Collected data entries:
--

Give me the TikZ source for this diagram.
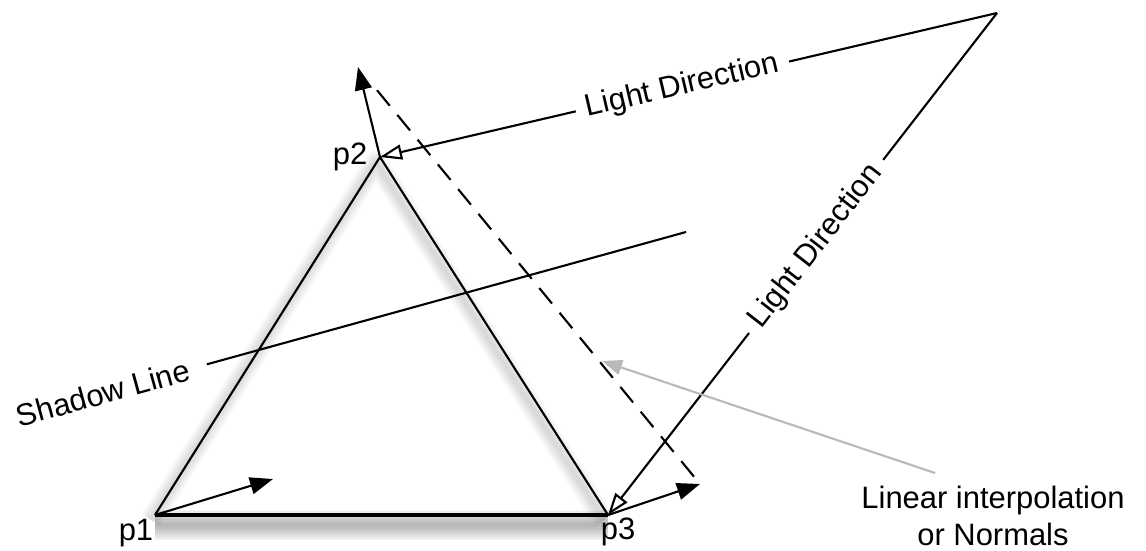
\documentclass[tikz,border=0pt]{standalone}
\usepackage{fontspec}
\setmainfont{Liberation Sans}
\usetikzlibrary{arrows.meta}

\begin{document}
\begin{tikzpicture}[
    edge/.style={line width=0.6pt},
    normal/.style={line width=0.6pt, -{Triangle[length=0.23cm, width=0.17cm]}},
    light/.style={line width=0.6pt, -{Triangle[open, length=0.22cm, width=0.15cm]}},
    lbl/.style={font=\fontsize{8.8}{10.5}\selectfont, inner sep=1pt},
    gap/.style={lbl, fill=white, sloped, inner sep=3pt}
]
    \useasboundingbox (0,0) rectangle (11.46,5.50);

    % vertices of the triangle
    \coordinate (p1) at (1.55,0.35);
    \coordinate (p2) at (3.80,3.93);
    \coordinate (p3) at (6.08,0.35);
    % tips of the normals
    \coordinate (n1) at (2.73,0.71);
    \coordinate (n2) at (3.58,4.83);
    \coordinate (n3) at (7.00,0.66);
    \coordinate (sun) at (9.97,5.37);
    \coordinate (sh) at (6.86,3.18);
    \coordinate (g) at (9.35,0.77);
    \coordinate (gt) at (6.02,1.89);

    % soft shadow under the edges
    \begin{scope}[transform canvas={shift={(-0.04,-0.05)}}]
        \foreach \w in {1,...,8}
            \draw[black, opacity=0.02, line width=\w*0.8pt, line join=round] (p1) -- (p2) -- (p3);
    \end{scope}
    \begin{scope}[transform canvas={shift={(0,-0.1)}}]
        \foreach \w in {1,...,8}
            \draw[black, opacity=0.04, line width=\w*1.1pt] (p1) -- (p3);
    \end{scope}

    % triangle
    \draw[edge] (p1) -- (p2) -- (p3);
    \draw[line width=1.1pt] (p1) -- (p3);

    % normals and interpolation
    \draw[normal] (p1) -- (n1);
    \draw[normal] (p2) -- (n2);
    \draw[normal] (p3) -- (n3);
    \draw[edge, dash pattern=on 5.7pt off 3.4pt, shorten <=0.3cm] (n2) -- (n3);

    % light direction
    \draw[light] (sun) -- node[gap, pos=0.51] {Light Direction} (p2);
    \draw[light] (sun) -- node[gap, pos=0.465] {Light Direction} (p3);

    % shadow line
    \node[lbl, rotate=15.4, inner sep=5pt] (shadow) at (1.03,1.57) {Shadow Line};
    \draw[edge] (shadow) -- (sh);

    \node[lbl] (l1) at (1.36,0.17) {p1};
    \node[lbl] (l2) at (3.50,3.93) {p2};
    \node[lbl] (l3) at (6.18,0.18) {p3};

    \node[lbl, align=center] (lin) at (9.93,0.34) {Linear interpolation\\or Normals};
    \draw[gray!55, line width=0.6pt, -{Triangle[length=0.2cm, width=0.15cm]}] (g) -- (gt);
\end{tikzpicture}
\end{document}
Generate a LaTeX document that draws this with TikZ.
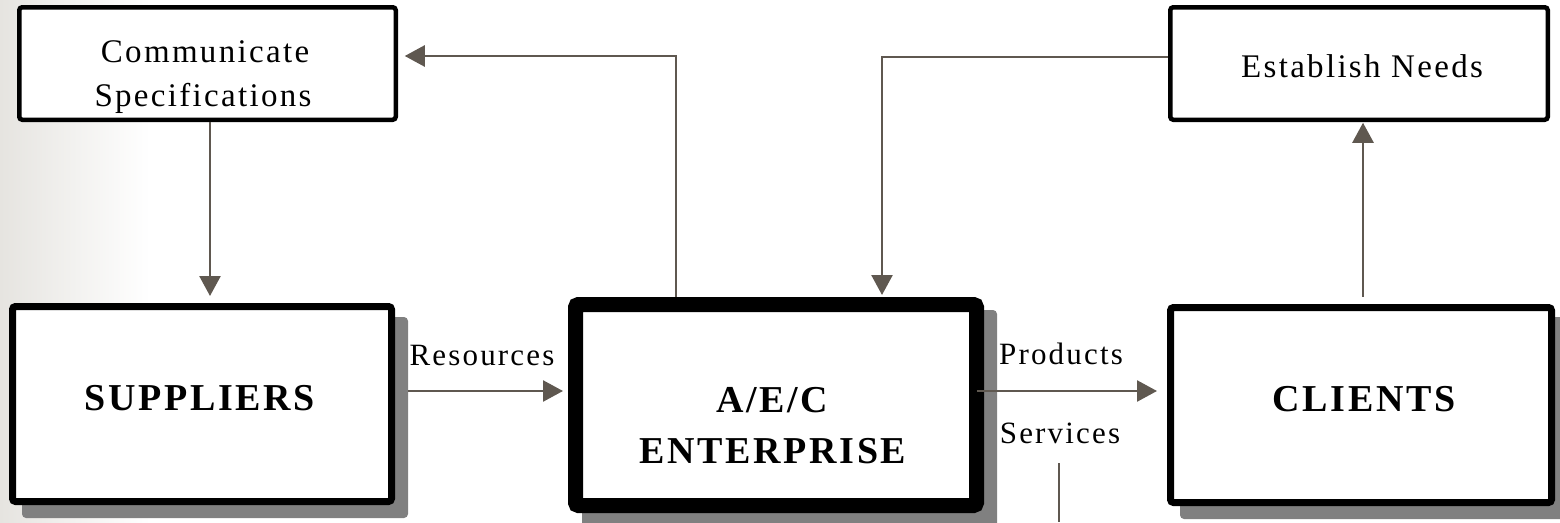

--

## Your task
Leaving out the pictures, repeat the data above exactly.

## Worked answer
Give me the TikZ source for this diagram.
\documentclass[tikz,border=0pt]{standalone}
\usepackage{fontspec}
\setmainfont{Liberation Sans}
\usetikzlibrary{arrows.meta}

\begin{document}
\begin{tikzpicture}[
    edge/.style={line width=0.6pt},
    normal/.style={line width=0.6pt, -{Triangle[length=0.23cm, width=0.17cm]}},
    light/.style={line width=0.6pt, -{Triangle[open, length=0.22cm, width=0.15cm]}},
    lbl/.style={font=\fontsize{8.8}{10.5}\selectfont, inner sep=1pt},
    gap/.style={lbl, fill=white, sloped, inner sep=3pt}
]
    \useasboundingbox (0,0) rectangle (11.46,5.50);

    % vertices of the triangle
    \coordinate (p1) at (1.55,0.35);
    \coordinate (p2) at (3.80,3.93);
    \coordinate (p3) at (6.08,0.35);
    % tips of the normals
    \coordinate (n1) at (2.73,0.71);
    \coordinate (n2) at (3.58,4.83);
    \coordinate (n3) at (7.00,0.66);
    \coordinate (sun) at (9.97,5.37);
    \coordinate (sh) at (6.86,3.18);
    \coordinate (g) at (9.35,0.77);
    \coordinate (gt) at (6.02,1.89);

    % soft shadow under the edges
    \begin{scope}[transform canvas={shift={(-0.04,-0.05)}}]
        \foreach \w in {1,...,8}
            \draw[black, opacity=0.02, line width=\w*0.8pt, line join=round] (p1) -- (p2) -- (p3);
    \end{scope}
    \begin{scope}[transform canvas={shift={(0,-0.1)}}]
        \foreach \w in {1,...,8}
            \draw[black, opacity=0.04, line width=\w*1.1pt] (p1) -- (p3);
    \end{scope}

    % triangle
    \draw[edge] (p1) -- (p2) -- (p3);
    \draw[line width=1.1pt] (p1) -- (p3);

    % normals and interpolation
    \draw[normal] (p1) -- (n1);
    \draw[normal] (p2) -- (n2);
    \draw[normal] (p3) -- (n3);
    \draw[edge, dash pattern=on 5.7pt off 3.4pt, shorten <=0.3cm] (n2) -- (n3);

    % light direction
    \draw[light] (sun) -- node[gap, pos=0.51] {Light Direction} (p2);
    \draw[light] (sun) -- node[gap, pos=0.465] {Light Direction} (p3);

    % shadow line
    \node[lbl, rotate=15.4, inner sep=5pt] (shadow) at (1.03,1.57) {Shadow Line};
    \draw[edge] (shadow) -- (sh);

    \node[lbl] (l1) at (1.36,0.17) {p1};
    \node[lbl] (l2) at (3.50,3.93) {p2};
    \node[lbl] (l3) at (6.18,0.18) {p3};

    \node[lbl, align=center] (lin) at (9.93,0.34) {Linear interpolation\\or Normals};
    \draw[gray!55, line width=0.6pt, -{Triangle[length=0.2cm, width=0.15cm]}] (g) -- (gt);
\end{tikzpicture}
\end{document}
Generate a LaTeX document that draws this with TikZ.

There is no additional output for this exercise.